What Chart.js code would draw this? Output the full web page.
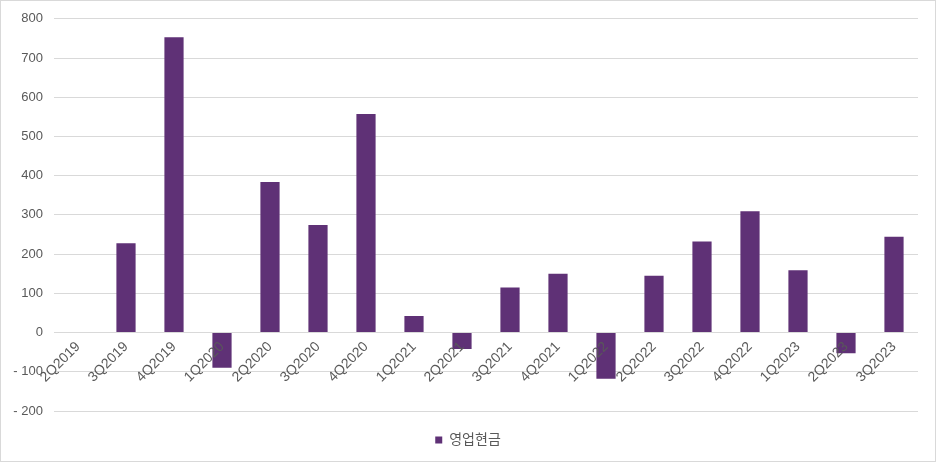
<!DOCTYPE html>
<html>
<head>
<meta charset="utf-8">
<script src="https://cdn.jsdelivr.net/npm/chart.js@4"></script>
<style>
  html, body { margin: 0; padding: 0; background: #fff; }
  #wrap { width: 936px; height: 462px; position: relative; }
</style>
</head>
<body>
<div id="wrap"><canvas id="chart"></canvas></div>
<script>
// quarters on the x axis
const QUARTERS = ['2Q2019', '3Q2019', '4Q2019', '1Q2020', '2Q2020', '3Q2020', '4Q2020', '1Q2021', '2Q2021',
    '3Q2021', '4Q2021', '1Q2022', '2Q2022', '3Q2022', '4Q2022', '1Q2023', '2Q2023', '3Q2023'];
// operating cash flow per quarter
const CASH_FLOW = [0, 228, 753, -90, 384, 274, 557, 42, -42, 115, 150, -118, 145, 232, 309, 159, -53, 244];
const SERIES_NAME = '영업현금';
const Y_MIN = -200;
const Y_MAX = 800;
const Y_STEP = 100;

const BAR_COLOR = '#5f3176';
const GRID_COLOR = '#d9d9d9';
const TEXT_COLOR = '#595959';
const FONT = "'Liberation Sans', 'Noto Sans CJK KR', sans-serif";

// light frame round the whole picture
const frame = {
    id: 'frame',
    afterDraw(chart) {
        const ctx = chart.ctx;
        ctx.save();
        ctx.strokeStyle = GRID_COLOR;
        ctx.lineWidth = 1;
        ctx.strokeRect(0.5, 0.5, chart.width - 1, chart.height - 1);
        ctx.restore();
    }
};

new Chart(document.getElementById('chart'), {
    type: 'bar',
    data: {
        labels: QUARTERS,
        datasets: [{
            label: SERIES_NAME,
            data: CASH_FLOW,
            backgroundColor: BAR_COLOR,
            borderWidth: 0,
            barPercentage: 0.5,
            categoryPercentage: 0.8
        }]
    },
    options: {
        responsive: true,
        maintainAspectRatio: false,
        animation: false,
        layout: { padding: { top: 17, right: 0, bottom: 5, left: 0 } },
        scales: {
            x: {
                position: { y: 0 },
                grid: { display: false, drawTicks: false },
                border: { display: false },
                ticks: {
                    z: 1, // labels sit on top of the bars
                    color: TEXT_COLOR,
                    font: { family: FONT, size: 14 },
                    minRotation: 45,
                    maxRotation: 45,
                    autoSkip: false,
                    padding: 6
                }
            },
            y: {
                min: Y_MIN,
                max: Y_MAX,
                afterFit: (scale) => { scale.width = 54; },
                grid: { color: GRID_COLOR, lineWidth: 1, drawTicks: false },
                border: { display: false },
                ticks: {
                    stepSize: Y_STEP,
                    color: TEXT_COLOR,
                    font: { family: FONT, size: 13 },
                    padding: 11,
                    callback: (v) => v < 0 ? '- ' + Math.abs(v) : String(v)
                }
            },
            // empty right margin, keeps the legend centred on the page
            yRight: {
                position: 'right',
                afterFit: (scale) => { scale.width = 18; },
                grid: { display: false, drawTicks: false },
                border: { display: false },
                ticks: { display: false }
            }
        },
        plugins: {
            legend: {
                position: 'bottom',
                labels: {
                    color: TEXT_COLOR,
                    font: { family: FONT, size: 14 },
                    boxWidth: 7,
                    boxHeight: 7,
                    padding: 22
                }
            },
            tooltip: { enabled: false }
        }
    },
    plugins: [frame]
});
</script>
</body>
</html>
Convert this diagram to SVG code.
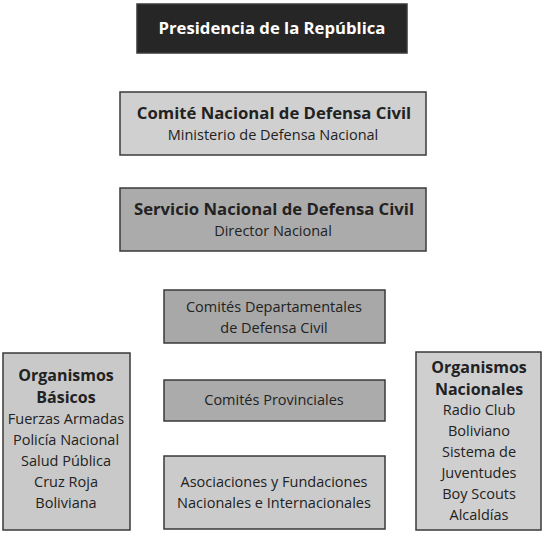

**STATED GOAL**
The required output is the exact run of lines from the start of the records through the line containing "const Y_STEP = 100;", both ends included, with no pictures.

**OUTPUT OF THE TASK**
What Chart.js code would draw this? Output the full web page.
<!DOCTYPE html>
<html>
<head>
<meta charset="utf-8">
<script src="https://cdn.jsdelivr.net/npm/chart.js@4"></script>
<style>
  html, body { margin: 0; padding: 0; background: #fff; }
  #wrap { width: 936px; height: 462px; position: relative; }
</style>
</head>
<body>
<div id="wrap"><canvas id="chart"></canvas></div>
<script>
// quarters on the x axis
const QUARTERS = ['2Q2019', '3Q2019', '4Q2019', '1Q2020', '2Q2020', '3Q2020', '4Q2020', '1Q2021', '2Q2021',
    '3Q2021', '4Q2021', '1Q2022', '2Q2022', '3Q2022', '4Q2022', '1Q2023', '2Q2023', '3Q2023'];
// operating cash flow per quarter
const CASH_FLOW = [0, 228, 753, -90, 384, 274, 557, 42, -42, 115, 150, -118, 145, 232, 309, 159, -53, 244];
const SERIES_NAME = '영업현금';
const Y_MIN = -200;
const Y_MAX = 800;
const Y_STEP = 100;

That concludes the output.